The book is like a this-is-your-life, no-holds-barred epic tale of not only Wilson, but of the Beach Boys, as well as of the ups and downs of pop music stardom and falling and being resurrected. It also serves as a social and cultural history of a time and place and tells how the ’60s and beyond in California became a metaphor and petri dish of music, lifestyle and new ways of living. This may be Leaf’s best book yet and more of these oral histories on pop and rock music would be welcome.


 

JUDE WARNE – ‘LOWDOWN: THE MUSIC OF BOZ SCAGGS’: It’s hard to fully explain to music followers of today just how big an album Silk Degrees by Boz Scaggs was in 1976. It was one of many blockbuster albums that defined the 1970s, along with Tapestry by Carole King, Dark Side of the Moon by Pink Floyd, Frampton Comes Alive by Peter Frampton, Rumours by Fleetwood Mac, Aja by Steely Dan and Hotel California by the Eagles. They were blockbuster sellers, but also critically acclaimed. What they all had in common was musical artists who had toiled for years, often at first on the underground, but who then eventually broke big, through talent, innovation, timing hard work and record company support that allowed them to develop their sound.

Of the lot, Scaggs was easily the best singer and the most stylish. He came up through R&B circles and a stint with the Steve Miller Band, who boasted big albums of their own in the 1970s. He cultivated a unique blend of blues, R&B, soul, pop and rock, which was coupled with peerless musical support in the studio, and a little disco tinge and flash. The result was one of the most consequential blue-eyed-soul albums ever recorded and one that still sounds good 50 years later. In her book Lowdown: The Music of Boz Scaggs (Chicago Review Press), Jude Warne gives us the entire story of Scaggs ascending to such lofty heights.

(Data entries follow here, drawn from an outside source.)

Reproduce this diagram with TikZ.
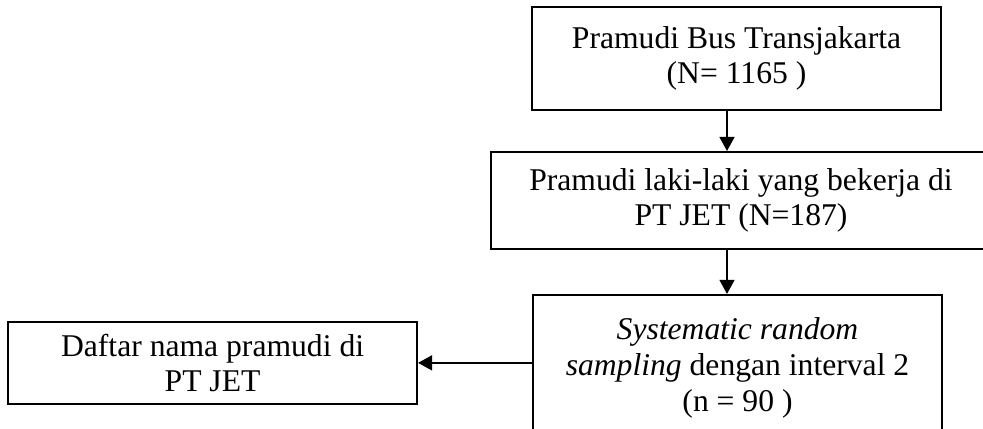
\documentclass[tikz,border=0pt]{standalone}
\usepackage{fontspec}
\setmainfont{Liberation Serif}
\usetikzlibrary{arrows.meta, positioning}

\begin{document}
\begin{tikzpicture}[
    node distance=0.8cm,
    box/.style={draw, line width=1.1pt, minimum width=8.18cm, align=center,
                font=\fontsize{18}{20.3}\selectfont, inner sep=0pt},
    arrow/.style={-{Triangle[length=0.28cm, width=0.3cm]}, line width=0.8pt},
]
\useasboundingbox (0,0) rectangle (19.66,-8.56);

% ── Population ──
\node[box, minimum height=2.06cm] (pop) at (14.73,-1.17)
    {Pramudi Bus Transjakarta\\(N= 1165 )};
\node[box, minimum width=10cm, minimum height=1.94cm,
      below=0.8cm of pop.south west, anchor=north west, xshift=-0.82cm]
    (jet) {Pramudi laki-laki yang bekerja di\\PT JET (N=187)};

% ── Sample ──
\node[box, minimum height=2.92cm,
      below=0.88cm of jet.south west, anchor=north west, xshift=0.84cm]
    (sample) {\textit{Systematic random}\\\textit{sampling} dengan interval 2\\(n = 90 )};
\node[box, minimum height=1.64cm, left=2.28cm of sample.west, yshift=0.1cm]
    (list) {Daftar nama pramudi di\\PT JET};

% ── Arrows ──
\draw[arrow] ([xshift=-0.19cm]pop.south) -- ([xshift=-0.19cm]pop.south |- jet.north);
\draw[arrow] ([xshift=-0.19cm]pop.south |- jet.south) -- ([xshift=-0.19cm]pop.south |- sample.north);
\draw[arrow] (sample.west |- list.east) -- (list.east);
\end{tikzpicture}
\end{document}
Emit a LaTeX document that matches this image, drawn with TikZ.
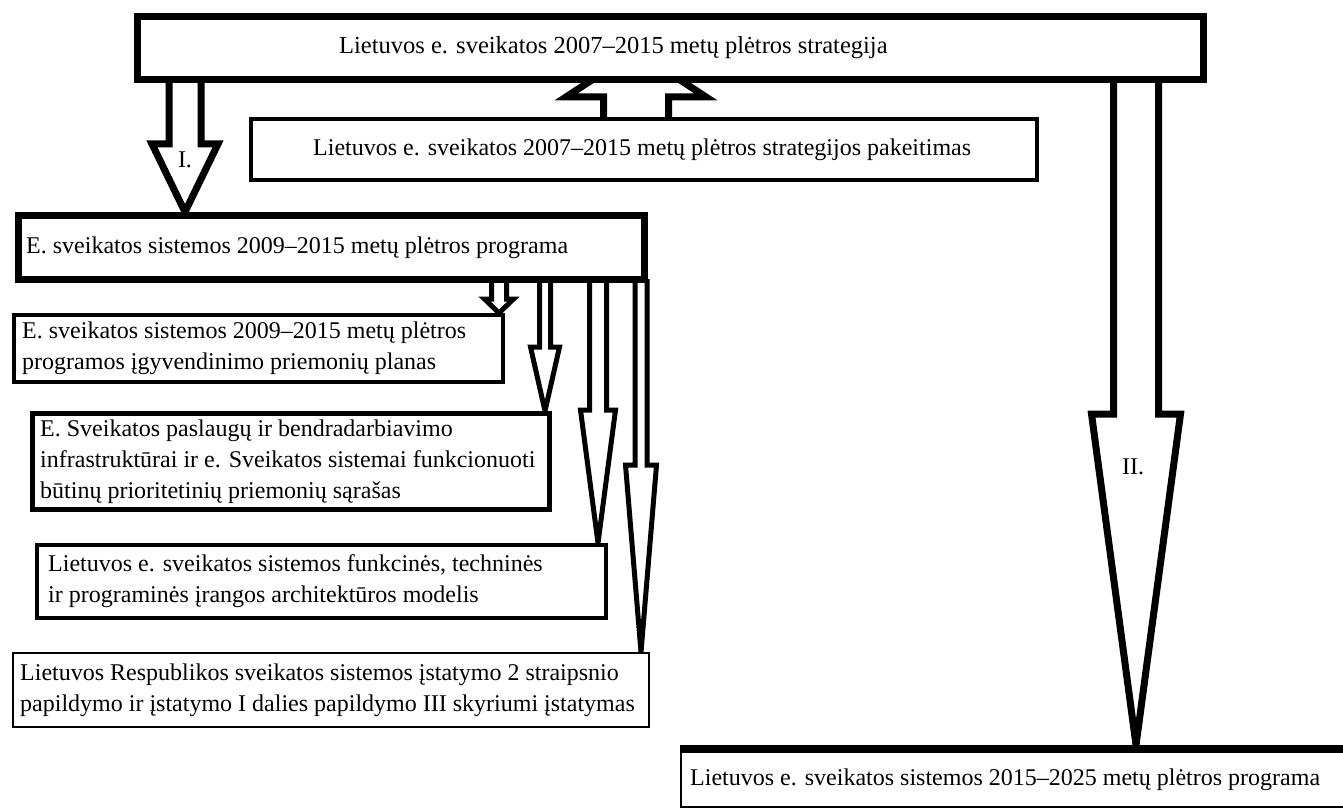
\documentclass[tikz,border=0pt]{standalone}
\usepackage{fontspec}
\setmainfont{Liberation Serif}
\usetikzlibrary{calc}
\pgfdeclarelayer{paper}
\pgfdeclarelayer{back}
\pgfsetlayers{paper,back,main}
% hollow block arrow pointing down from node #1 to node #2
% #3 axis x, #4 half shaft, #5 half head, #6 head length, #7 line width
\newcommand\hollowdown[7]{%
  \coordinate (ax) at (#3,0);
  \draw[line width=#7pt, fill=white, miter limit=20]
    ($(ax |- #1.south)+(-#4,-4)$) -- ($(ax |- #2.north)+(-#4,-#6)$)
    -- ($(ax |- #2.north)+(-#5,-#6)$) -- (ax |- #2.north)
    -- ($(ax |- #2.north)+(#5,-#6)$) -- ($(ax |- #2.north)+(#4,-#6)$)
    -- ($(ax |- #1.south)+(#4,-4)$);}
\begin{document}
\begin{tikzpicture}[x=1pt,y=-1pt,
  box/.style={draw, fill=white, anchor=north west, inner sep=0pt},
  txt/.style={anchor=west, align=left, inner sep=0pt, font=\fontsize{24}{31}\selectfont},
  lbl/.style={inner sep=0pt, font=\fontsize{24}{31}\selectfont}]
\begin{pgfonlayer}{paper}
  \fill[white] (0,0) rectangle (1343,810);
\end{pgfonlayer}
\useasboundingbox (0,0) rectangle (1343,810);

% boxes
\node[box, line width=7pt, minimum width=1066pt, minimum height=63pt] (strat) at (134,13) {};
\node[box, line width=4pt, minimum width=786pt, minimum height=61pt] (chg) at (249,117) {};
\node[box, line width=7pt, minimum width=626pt, minimum height=64pt] (prog) at (15,212) {};
\node[box, line width=4pt, minimum width=489pt, minimum height=67pt] (plan) at (12,313) {};
\node[box, line width=5pt, minimum width=517pt, minimum height=96pt] (svc) at (30,411) {};
\node[box, line width=4pt, minimum width=569pt, minimum height=73pt] (arch) at (35,543) {};
\node[box, line width=2pt, minimum width=636pt, minimum height=74pt] (law) at (12,652) {};
\node[box, line width=2pt, minimum width=672pt, minimum height=61pt] (new) at (680,745) {};
\draw[line width=8pt] ($(new.north west)+(0,4)$) -- ($(new.north east)+(0,4)$);

% texts
\node[txt, font=\fontsize{24.5}{31}\selectfont] (strat-t) at ($(strat.west)+(205,0)$) {Lietuvos e. sveikatos 2007--2015 metų plėtros strategija};
\node[txt] (chg-t) at ($(chg.west)+(64,0)$) {Lietuvos e. sveikatos 2007--2015 metų plėtros strategijos pakeitimas};
\node[txt] (prog-t) at ($(prog.west)+(11,0)$) {E. sveikatos sistemos 2009--2015 metų plėtros programa};
\node[txt] (plan-t) at ($(plan.west)+(10,0)$) {E. sveikatos sistemos 2009--2015 metų plėtros\\programos įgyvendinimo priemonių planas};
\node[txt] (svc-t) at ($(svc.west)+(10,0)$) {E. Sveikatos paslaugų ir bendradarbiavimo\\infrastruktūrai ir e. Sveikatos sistemai funkcionuoti\\būtinų prioritetinių priemonių sąrašas};
\node[txt] (arch-t) at ($(arch.west)+(13,0)$) {Lietuvos e. sveikatos sistemos funkcinės, techninės\\ir programinės įrangos architektūros modelis};
\node[txt] (law-t) at ($(law.west)+(8,0)$) {Lietuvos Respublikos sveikatos sistemos įstatymo 2 straipsnio\\papildymo ir įstatymo I dalies papildymo III skyriumi įstatymas};
\node[txt] (new-t) at ($(new.west)+(10,3)$) {Lietuvos e. sveikatos sistemos 2015--2025 metų plėtros programa};

% block arrows, drawn behind the boxes
\begin{pgfonlayer}{back}
  \hollowdown{strat}{prog}{185}{16}{33}{68}{7}
  \hollowdown{prog}{plan}{499}{7.5}{14.5}{14}{5}
  \hollowdown{prog}{svc}{545}{5.5}{14.5}{64}{5}
  \hollowdown{prog}{arch}{598}{8.5}{17.5}{133}{5}
  \hollowdown{prog}{law}{641}{6}{15.5}{187}{5}
  \hollowdown{strat}{new}{1136}{22.5}{44.5}{331}{7}
  % upward arrow from the amendment box into the strategy box
  \coordinate (ua) at (636,0);
  \draw[line width=7pt, fill=white, miter limit=20]
    ($(ua |- chg.north)+(-32.5,4)$) -- ($(ua |- strat.south)+(-32.5,14)$)
    -- ($(ua |- strat.south)+(-70,14)$) -- ($(ua |- strat.south)+(0,-32)$)
    -- ($(ua |- strat.south)+(70,14)$) -- ($(ua |- strat.south)+(32.5,14)$)
    -- ($(ua |- chg.north)+(32.5,4)$);
\end{pgfonlayer}

% arrow labels
\node[lbl] (lab1) at (185,160) {I.};
\node[lbl] (lab2) at (1133,467) {II.};
\end{tikzpicture}
\end{document}
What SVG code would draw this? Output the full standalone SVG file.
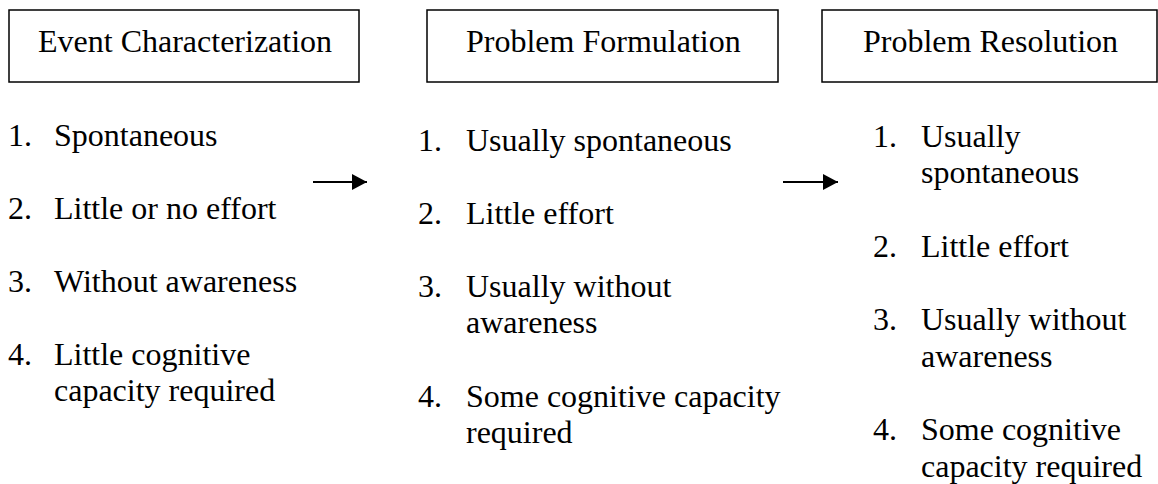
<svg xmlns="http://www.w3.org/2000/svg" width="1158" height="484" viewBox="0 0 1158 484">
<style>
  .box { fill: #fff; stroke: #000; stroke-width: 1.5; }
  .t { font-family: "Liberation Serif", "Times New Roman", serif; font-size: 32px; fill: #000; }
  .conn { stroke: #000; stroke-width: 2; fill: none; }
</style>
<defs>
  <marker id="ah" markerWidth="16" markerHeight="16" refX="15" refY="8" orient="auto" markerUnits="userSpaceOnUse">
    <path d="M0,0 L15,8 L0,16 Z" fill="#000"/>
  </marker>
</defs>
<rect width="1158" height="484" fill="#fff"/>
<g id="event-characterization">
  <rect class="box" x="9" y="10" width="350" height="72"/>
  <text class="t" x="38" y="52">Event Characterization</text>
  <text class="t" x="8" y="146">1.</text><text class="t" x="54" y="146">Spontaneous</text>
  <text class="t" x="8" y="219">2.</text><text class="t" x="54" y="219">Little or no effort</text>
  <text class="t" x="8" y="292">3.</text><text class="t" x="54" y="292">Without awareness</text>
  <text class="t" x="8" y="365">4.</text><text class="t" x="54" y="365">Little cognitive</text>
  <text class="t" x="54" y="401">capacity required</text>
</g>
<g id="problem-formulation">
  <rect class="box" x="427" y="10" width="351" height="72"/>
  <text class="t" x="466" y="52">Problem Formulation</text>
  <text class="t" x="418" y="151">1.</text><text class="t" x="466" y="151">Usually spontaneous</text>
  <text class="t" x="418" y="224">2.</text><text class="t" x="466" y="224">Little effort</text>
  <text class="t" x="418" y="297">3.</text><text class="t" x="466" y="297">Usually without</text>
  <text class="t" x="466" y="333">awareness</text>
  <text class="t" x="418" y="407">4.</text><text class="t" x="466" y="407">Some cognitive capacity</text>
  <text class="t" x="466" y="443">required</text>
</g>
<g id="problem-resolution">
  <rect class="box" x="822" y="10" width="335" height="72"/>
  <text class="t" x="863" y="52">Problem Resolution</text>
  <text class="t" x="873" y="147">1.</text><text class="t" x="921" y="147">Usually</text>
  <text class="t" x="921" y="183">spontaneous</text>
  <text class="t" x="873" y="257">2.</text><text class="t" x="921" y="257">Little effort</text>
  <text class="t" x="873" y="330">3.</text><text class="t" x="921" y="330">Usually without</text>
  <text class="t" x="921" y="367">awareness</text>
  <text class="t" x="873" y="440">4.</text><text class="t" x="921" y="440">Some cognitive</text>
  <text class="t" x="921" y="477">capacity required</text>
</g>
<g id="connectors">
  <line class="conn" x1="313" y1="182" x2="367" y2="182" marker-end="url(#ah)"/>
  <line class="conn" x1="783" y1="182" x2="838" y2="182" marker-end="url(#ah)"/>
</g>
</svg>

She also tells the story of the challenges he faced after such a massive success, coupled with personal problems that would have derailed a lesser person. There is also her take on how much studio vets who played in the group Toto were so integral to his success and how the album helped as a springboard to their own success. This is the definitive Scaggs bio, and while many may not know his story or the blockbuster phenomenon of Silk Degrees, this book is a fresh reminder of just what a major talent he is and how important Silk Degrees still is from maybe the most successful decade in pop music.